“Rosario Oristanio? Un animale”. Animale come Edmundo: forte, difficile da tenere. Sì, era un attaccante fortissimo, nato esterno e poi diventato centravanti: piedi sopraffini, gran tecnica, carattere forte, e non potrebbe essere altrimenti per uno che viene da Felitto nel Cilento, provincia di Salerno, zona aspra, ruvida ma che nasconde tesori, se sai cercarli. Oristanio quei tesori tra gli anni ’80 e ’90 li regalava ai tifosi e ai compagni accentrandosi e infilando il pallone nell’angolino, facendo ammattire gli avversari: ricordateveli, questi movimenti. “Ma ho iniziato tardi a giocare, a 18 anni, perché prima giocavo in paese, a Felitto, poi ho capito che ero bravino e ne ho fatto un lavoro”.
Senza perdere di vista però il futuro: “Intanto studiavo all’Isef, studiavo e giocavo: ho giocato in Promozione, Eccellenza arrivando pure in Serie C tra i professionisti, arrivando comunque a laurearmi”. Agropoli, Poseidon, Fasano, Martina Franca, due volte la palma di capocannoniere: e la fama di gran calciatore che l’accompagna “Ne ho fatto un lavoro, in attesa di cominciare a lavorare seriamente. Ho iniziato a insegnare in Sardegna, e giocavo anche lì, ma ormai più per divertirmi”. E non è uno che rimpiange i bei tempi, non è tra gli ex che parlano di abbassamento drastico dei valori, non è tipo da “ai miei tempi eravamo più forti” : “Mah non so come si faccia a dire una cosa del genere quando all’epoca in Eccellenza ci allenavamo due volte a settimana più la partita e oggi fanno cinque allenamenti con la partita. Magari si può dire che ai tempi nostri c’era più tecnica, ma con molta meno velocità: il calcio è sempre calcio, cambia sì, ma un giocatore forte è sempre un giocatore forte. Tanti ex colleghi si fanno prendere dalla nostalgia”.
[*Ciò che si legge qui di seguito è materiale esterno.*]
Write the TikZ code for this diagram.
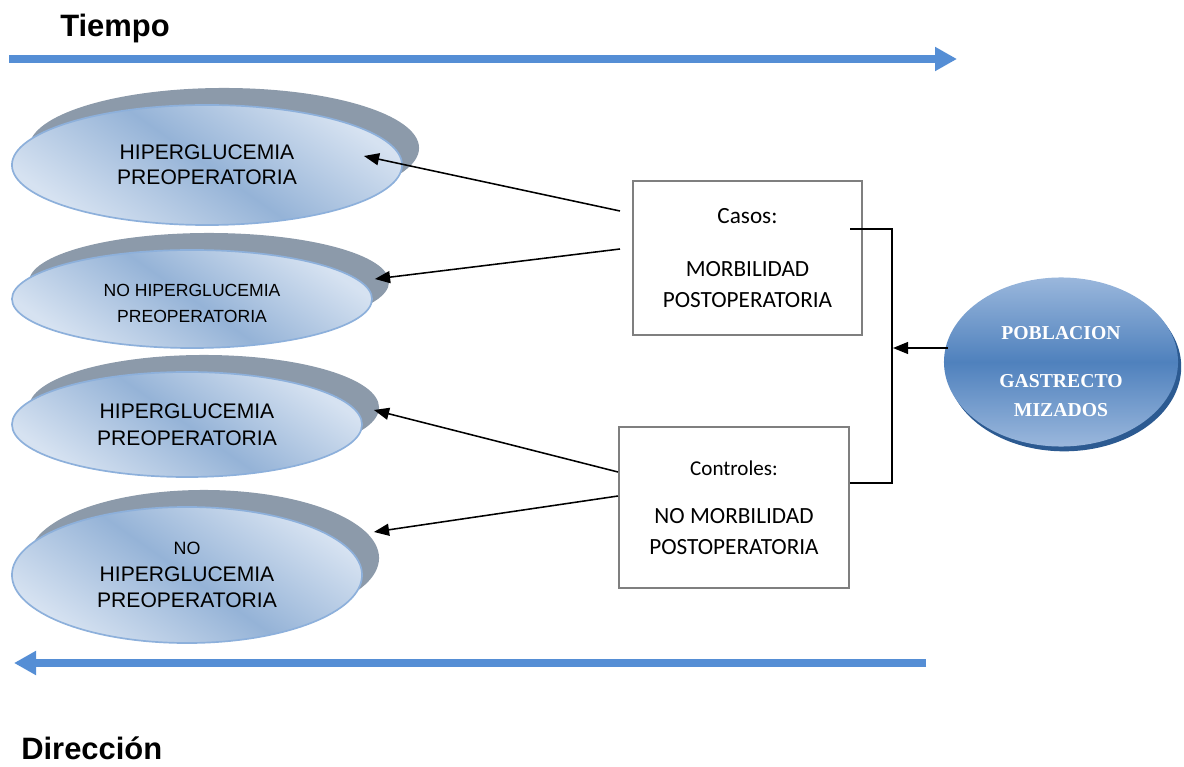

E fortissimo è il figlio di Rosario, Gaetano Pio, classe 2002, baby fenomeno dell’Inter che con la palla fa cose da pazzi, e in particolare come il papà è uno spettacolo quando punta gli avversari, saltandoli regolarmente e poi si accentra e tira: “E’ molto più forte di me e ovviamente da padre mi fa piacere, non posso che augurargli il meglio con la responsabilità però di farlo crescere bene. Da allenatore, visto che l’ho allenato, dico che è molto, molto forte, ma me n’ero accorto già quando aveva quattro cinque anni. Era bravissimo ma timido: non voleva giocare con bimbi che non conosceva e dovevo presentarglieli uno per uno prima delle partite. Oggi chiaramente è diverso”.
A guardare i numeri di Gaetano si resta ammaliati, tocca palla con una leggiadria che tocca in dote a pochissimi, dribbla che è una bellezza, tira con precisione: “Ma deve migliorare. Nel calcio il segreto è sapere che bisogna sempre migliorare. Ha solo 17 anni, a settembre ne farà 18: ha già fatto tanti sacrifici ma lui sa perfettamente che fare il calciatore non è una cosa semplice come tutti dicono, anzi. Da piccolo era juventino, infatti quando firmammo il contratto con l’Inter glielo dissero: ‘Cambierai presto idea’. Ovviamente ora non lo è più”. E il modello del ragazzino, che sogna l’esordio in maglia nerazzurra, non è di quelli facilmente eguagliabili: “Lui è innamorato di Messi, si ispira a lui pur dicendo sempre ‘papà, Messi è inarrivabile’. E’ di Messi che guarda le movenze, i gesti, le giocate. Ma ovviamente con grande umiltà: è un ragazzo coi piedi per terra”. Le premesse, da quanto si vede in video e skills, sono ottime: “Magari sarà uno dei casi in cui sarà il papà a portare il peso del cognome del figlio, per me va benissimo”.